Speakeasy with Benjamin Curtis 

of the secret machines

of the secret machines
Curtis describes the sound of the Secret Machines as pop music as a gradual process. Take that as you will.
Q: How aware are you about the pitfalls of new bands in a restructuring industry? Probably more than anyone else because our position in history as far as popular music is concerned is we have more history to look back on than any other band ever has. We do know music history, the stories are out there and it's easy to recognize the patterns and we do. We're aware of the situation and we're not going to be led. Q: Any particular paranoia? Signing over too much too soon. We try to keep it in our hands as much as possible.
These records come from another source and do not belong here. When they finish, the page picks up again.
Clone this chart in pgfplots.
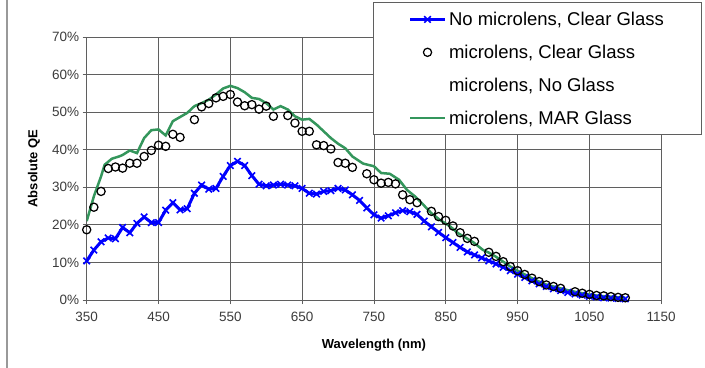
\documentclass[border=0pt]{standalone}
\usepackage{pgfplots}
\pgfplotsset{compat=1.18}
\usepackage{fontspec}
\setmainfont{Liberation Sans}
\definecolor{qeblue}{RGB}{0,0,255}
\definecolor{qegreen}{RGB}{52,150,92}
\definecolor{gridgray}{RGB}{95,95,95}
\definecolor{ticktext}{RGB}{60,60,60}
\begin{document}
\begin{tikzpicture}
\useasboundingbox (-86.7bp,-68bp) rectangle (618.3bp,300bp);
\draw[black!40, line width=1.5bp] (-79.7bp,-68bp) -- (-79.7bp,300bp);
\begin{axis}[
  at={(0,0)}, anchor=south west,
  scale only axis, width=574.5bp, height=263bp,
  xmin=350, xmax=1150, ymin=0, ymax=70,
  xtick={350,450,...,1150}, ytick={0,10,...,70},
  yticklabel={\pgfmathprintnumber{\tick}\%},
  /pgf/number format/assume math mode=true,
  /pgf/number format/1000 sep={},
  grid=major,
  major grid style={gridgray, line width=0.9bp},
  axis line style={gridgray, line width=0.9bp},
  tick align=outside, tick pos=left, major tick length=4bp,
  tick style={gridgray, line width=0.9bp},
  ticklabel style={font=\fontsize{13.5bp}{15bp}\selectfont, text=ticktext},
  xticklabel style={yshift=-5bp},
  xlabel={Wavelength (nm)}, ylabel={Absolute QE},
  label style={font=\fontsize{13bp}{15bp}\selectfont\bfseries},
  xlabel style={at={(axis description cs:0.5,-0.171)}, anchor=center},
  ylabel style={at={(axis description cs:-0.0917,0.5)}, anchor=center},
  legend image code/.code={\draw[mark repeat=2,mark phase=2,#1] plot coordinates {(0bp,0bp) (17.5bp,0bp) (35bp,0bp)};},
  legend style={at={(axis description cs:0.4984,1.1313)}, anchor=north west,
    font=\fontsize{18.5bp}{22bp}\selectfont, draw=gridgray, line width=1bp,
    fill=white, inner xsep=35bp, inner ysep=6.5bp, row sep=13bp,
    nodes={inner sep=2.5bp}},
  legend cell align=left,
]
\addplot[qeblue, line width=3bp, mark=x, mark size=4.6bp, mark options={line width=1.6bp}] coordinates {
(350,10.4)(360,13.3)(370,15.5)(380,16.5)(390,16.3)(400,19.3)(410,17.9)(420,20.4)
(430,22.1)(440,20.6)(450,20.6)(460,23.9)(470,25.9)(480,24.0)(490,24.3)(500,28.4)
(510,30.6)(520,29.5)(530,29.7)(540,32.9)(550,35.8)(560,36.9)(570,35.8)(580,33.1)
(590,30.8)(600,30.4)(610,30.6)(620,30.8)(630,30.6)(640,30.4)(650,29.7)(660,28.4)
(670,28.2)(680,28.9)(690,29.1)(700,29.7)(710,29.3)(720,28.0)(730,26.5)(740,24.5)
(750,22.7)(760,21.8)(770,22.4)(780,23.2)(790,23.8)(800,23.5)(810,22.8)(820,21.0)
(830,19.5)(840,18.0)(850,16.6)(860,15.3)(870,14.0)(880,12.8)(890,12.0)(900,11.2)
(910,10.4)(920,9.6)(930,8.7)(940,7.8)(950,6.9)(960,6.0)(970,5.1)(980,4.3)
(990,3.6)(1000,3.0)(1010,2.5)(1020,2.0)(1030,1.6)(1040,1.3)(1050,1.0)(1060,0.8)
(1070,0.6)(1080,0.5)(1090,0.4)(1100,0.3)
};
\addlegendentry{No microlens, Clear Glass}
\addplot[only marks, black, mark=o, mark size=4.1bp, mark options={line width=1.25bp}] coordinates {
(350,18.7)(360,24.7)(370,28.9)(380,35.0)(390,35.4)(400,35.1)(410,36.4)(420,36.4)
(430,38.2)(440,39.8)(450,41.2)(460,40.9)(470,44.1)(480,43.3)(500,48.0)(510,51.4)
(520,52.3)(530,53.8)(540,54.2)(550,54.7)(560,52.7)(570,51.7)(580,52.0)(590,50.8)
(600,51.6)(610,48.9)(630,49.1)(640,47.1)(650,44.9)(660,44.9)(670,41.3)(680,41.1)
(690,40.2)(700,36.6)(710,36.4)(720,35.3)(740,33.6)(750,32.0)(760,31.1)(770,31.3)
(780,30.9)(790,28.0)(800,26.7)(810,25.9)(830,23.6)(840,22.2)(850,21.2)(860,19.7)
(870,17.9)(880,16.4)(890,15.6)(910,12.7)(920,11.6)(930,10.2)(940,8.9)(950,7.8)
(960,6.8)(970,5.8)(980,4.9)(990,4.0)(1000,3.6)(1010,3.1)(1030,2.2)(1040,1.8)
(1050,1.5)(1060,1.2)(1070,1.1)(1080,0.9)(1090,0.7)(1100,0.6)
};
\addlegendentry{microlens, Clear Glass}
\addlegendimage{legend image code/.code={}}
\addlegendentry{microlens, No Glass}
\addplot[qegreen, line width=2.5bp, no marks] coordinates {
(350,21.0)(360,27.6)(370,32.9)(375,36.0)(385,37.6)(395,38.2)(400,38.6)(410,39.8)
(420,39.1)(430,43.1)(440,45.2)(450,45.4)(460,43.8)(470,47.6)(480,48.7)(490,49.8)
(500,51.6)(510,52.4)(520,53.3)(530,54.7)(540,56.3)(550,57.0)(560,56.4)(570,55.3)
(580,53.8)(590,53.5)(600,52.4)(610,50.7)(620,51.6)(630,50.7)(640,48.9)(650,48.0)
(660,48.2)(670,46.7)(680,44.9)(690,43.1)(700,41.6)(710,40.4)(720,38.2)(735,36.3)
(750,35.6)(760,33.8)(772,33.6)(785,32.0)(796,29.3)(807,27.6)(819,25.3)(830,23.1)
(842,21.3)(856,19.6)(867,17.8)(888,15.4)(902,13.3)(910,12.6)(920,11.5)(930,10.2)
(940,8.9)(950,7.8)(960,6.8)(970,5.8)(980,4.9)(990,4.1)(1000,3.6)(1010,3.1)
(1020,2.6)(1030,2.2)(1040,1.8)(1050,1.5)(1060,1.2)(1070,1.0)(1080,0.9)(1090,0.7)
(1100,0.6)
};
\addlegendentry{microlens, MAR Glass}
\end{axis}
\end{tikzpicture}
\end{document}
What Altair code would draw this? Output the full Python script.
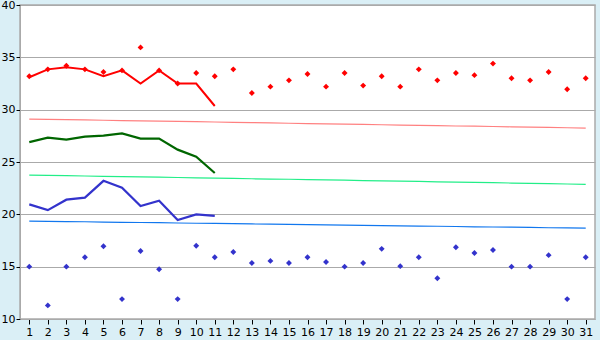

Q: How does a video in regular rotation on MTV happen? It hasn't been about payola or blah blah blah; it's only been about the music and people being fans of it. Q: What's it like being part of MTV culture with 14-year-old girls flipping out for your band? But aren't we all really just 14-year-old girls at heart? [laughs] People will get into whatever music they're presented with. People aren't challenged, ever. Q: You've been ending your live shows with the big hit "Sad and Lonely." Is it a premeditated choice because it's the MTV single? No, it's a dynamic thing. If you're sculpting a movement of music and then end it with a certain feeling and you want to leave off with a certain taste in your mouth. It's the summation, the climax and the ending. You're led up to that point through the peaks and valleys of our show and they all exist perfectly in that song. That may be the only single we have. Q: Why do you think you were attractive to a major label? Because we're fucking great. That's what I think because this is my music, this is our music. That's why we make this music. It's not like this is what just comes out; we make this music because we like this music. If you're an A&R guy, where are you going to put your money? On cocky, full of themselves bastards that think they rule the world, and that's what we are. Q: You guys look like Interpol. Interpol looks like us. We played with them in New York City not long ago. Q: Did you look each other up and down to decide who is better dressed and has hipper hair? We have a similar aesthetic where we've been living in a world dominated by the slacker aesthetic and we're like fuck that. Fuck this thing where you have to fake this realness. I have no doubt that we're real, but I respect that this is only going to happen once so I'm going to take a lot of care every second of the day and I think they feel the same way about it. It's not vanity, it's respect.